The CNES and ISRO will be uniting their expertise in fields of space Medicine, astronaut health monitoring, life support, radiation protection, space debris protection and personal hygiene systems.
The mission would make India one of the four countries in the world after United States, China, and Russia to launch a manned space flight.
India and France recently announced a working group for Indian Space Research Organisation’s (ISRO) first operated space mission Gaganyaan.
The announcement was made at Bengaluru Space Expo by The National Centre for Space Studies (CNES) President Jean-Yves Le Gall.
Gall said, the CNES and ISRO will be uniting their expertise in fields of space medicine, astronaut health monitoring, life support, radiation protection, space debris protection and personal hygiene systems.
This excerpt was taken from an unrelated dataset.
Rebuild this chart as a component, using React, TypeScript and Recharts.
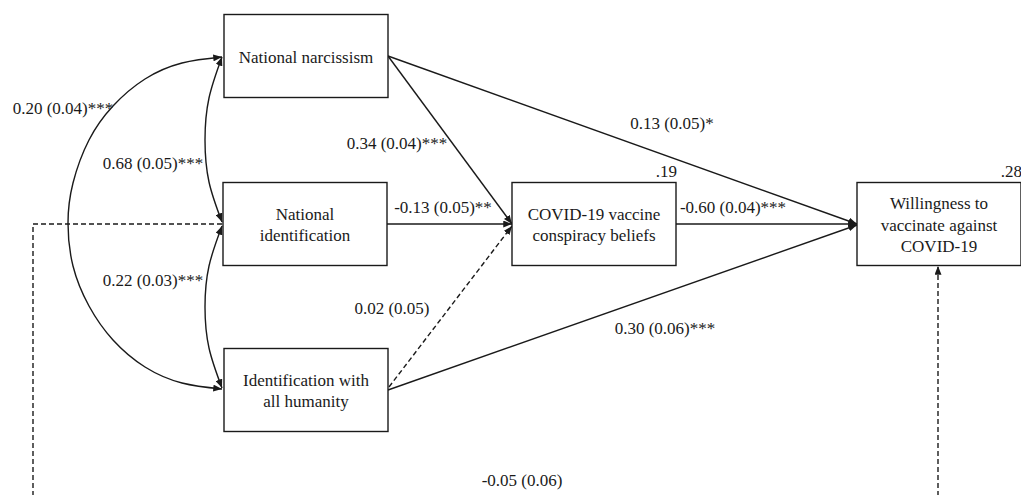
import React from 'react';
import { ScatterChart, Scatter, XAxis, YAxis } from 'recharts';

const W = 1021;
const H = 495;
const INK = '#1a1a1a';
const FONT = 'Liberation Serif';

// boxes of the path model (centre of each box in diagram units)
const nodeLines = [
  ['National narcissism'],
  ['National', 'identification'],
  ['Identification with', 'all humanity'],
  ['COVID-19 vaccine', 'conspiracy beliefs'],
  ['Willingness to', 'vaccinate against', 'COVID-19'],
];
const nodeR2 = ['', '', '', '.19', '.28'];
const nodeX = [306, 305, 306, 594, 939];
const nodeY = [56, 224, 390, 224, 224];

// directed paths: coefficient (SE), route, significance
const pathCoef = [
  '0.34 (0.04)***',
  '0.13 (0.05)*',
  '-0.13 (0.05)**',
  '0.02 (0.05)',
  '0.30 (0.06)***',
  '-0.60 (0.04)***',
  '-0.05 (0.06)',
];
const pathRoute = [
  [[388, 56], [512, 224]],
  [[388, 56], [857, 224]],
  [[387, 224], [512, 224]],
  [[389, 387], [512, 226]],
  [[388, 390], [857, 225]],
  [[675, 224], [857, 224]],
  [[222, 224], [33, 224], [33, 525], [938, 525], [938, 266]],
];
const pathDashed = [false, false, false, true, false, false, true];
const pathLabelX = [397, 672, 443, 392, 665, 733, 522];
const pathLabelY = [143, 123, 207, 308, 328, 207, 480];

// covariances between predictors (double-headed arcs)
const covCoef = ['0.68 (0.05)***', '0.22 (0.03)***', '0.20 (0.04)***'];
const covRoute = [
  [[222, 57], [209, 98], [205, 140], [209, 182], [222, 222]],
  [[222, 226], [209, 266], [205, 307], [209, 348], [222, 388]],
  [
    [222, 57], [182, 63], [145, 79], [113, 106], [89, 140], [73, 183], [68, 223],
    [73, 266], [89, 306], [113, 340], [145, 367], [182, 383], [222, 389],
  ],
];
const covLabelX = [153, 153, 63];
const covLabelY = [163, 280, 108];

const BOX_W = 164;
const BOX_H = 83;
const LINE_H = 21.5;

const toPts = (route: number[][]) => route.map(([x, y]) => ({ x, y }));

const nodes = nodeLines.map((lines, i) => ({ x: nodeX[i], y: nodeY[i], lines, r2: nodeR2[i] }));
const labels = [
  ...pathCoef.map((text, i) => ({ x: pathLabelX[i], y: pathLabelY[i], text })),
  ...covCoef.map((text, i) => ({ x: covLabelX[i], y: covLabelY[i], text })),
];

const Empty = () => <g />;

const T = (p: { x: number; y: number; anchor?: string; children: React.ReactNode }) => (
  <text
    x={p.x}
    y={p.y}
    textAnchor={p.anchor || 'middle'}
    dominantBaseline="central"
    fontFamily={FONT}
    fontSize={17}
    fill={INK}
  >
    {p.children}
  </text>
);

const NodeBox = (props: any) => {
  const { cx, cy, payload } = props;
  const lines: string[] = payload.lines;
  const y0 = cy + 1 - ((lines.length - 1) * LINE_H) / 2;
  return (
    <g>
      <rect
        x={cx - BOX_W / 2}
        y={cy - BOX_H / 2}
        width={BOX_W}
        height={BOX_H}
        fill="#fff"
        stroke={INK}
        strokeWidth={1.4}
      />
      {lines.map((t, i) => (
        <T key={i} x={cx} y={y0 + i * LINE_H}>
          {t}
        </T>
      ))}
      {payload.r2 ? (
        <T x={cx + BOX_W / 2 + 1} y={cy - BOX_H / 2 - 11} anchor="end">
          {payload.r2}
        </T>
      ) : null}
    </g>
  );
};

const Label = (props: any) => {
  const { cx, cy, payload } = props;
  return (
    <T x={cx} y={cy}>
      {payload.text}
    </T>
  );
};

export default function App() {
  return (
    <div
      style={{ position: 'absolute', left: 0, top: 0, width: W, height: H, background: '#fff', fontFamily: FONT }}
    >
      <ScatterChart width={W} height={H} margin={{ top: 0, right: 0, bottom: 0, left: 0 }} style={{ fontFamily: FONT }}>
        <defs>
          <marker
            id="arrow"
            viewBox="0 0 10 8"
            refX={10}
            refY={4}
            markerWidth={9}
            markerHeight={7}
            markerUnits="userSpaceOnUse"
            orient="auto-start-reverse"
          >
            <path d="M0,0 L10,4 L0,8 z" fill={INK} />
          </marker>
        </defs>
        <XAxis type="number" dataKey="x" domain={[0, W]} hide allowDataOverflow />
        <YAxis type="number" dataKey="y" domain={[0, H]} reversed hide allowDataOverflow />
        {covRoute.map((r, i) => (
          <Scatter
            key={'c' + i}
            data={toPts(r)}
            line={{ stroke: INK, strokeWidth: 1.4, fill: 'none', markerStart: 'url(#arrow)', markerEnd: 'url(#arrow)' }}
            lineJointType="natural"
            shape={Empty}
            isAnimationActive={false}
          />
        ))}
        {pathRoute.map((r, i) => (
          <Scatter
            key={'p' + i}
            data={toPts(r)}
            line={{
              stroke: INK,
              strokeWidth: 1.4,
              fill: 'none',
              strokeDasharray: pathDashed[i] ? '5 3' : undefined,
              markerEnd: 'url(#arrow)',
            }}
            lineJointType="linear"
            shape={Empty}
            isAnimationActive={false}
          />
        ))}
        <Scatter data={nodes} shape={NodeBox} isAnimationActive={false} />
        <Scatter data={labels} shape={Label} isAnimationActive={false} />
      </ScatterChart>
    </div>
  );
}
“CNES is especially proud to be working on this endeavour alongside ISRO to share the experience it has acquired from the first French human space flights to Thomas Pesquet’s Proxima mission, and to improve our own expertise by learning from ISRO’s innovative developments in the field of crew transport,” CNES President added.
The mission would make India one of the four countries in the world after United States, China, and Russia to launch a manned space flight.
The ISRO’s future plans include the development of Unified Launch Vehicle, Small Satellite Launch Vehicle, development of a reusable launch vehicle, human spaceflight, controlled soft lunar landing, interplanetary probes, and a solar spacecraft mission.
As of April 2018, CNES has the second largest national budget – €2.334 billion – of all the world’s civilian space programs, after only NASA.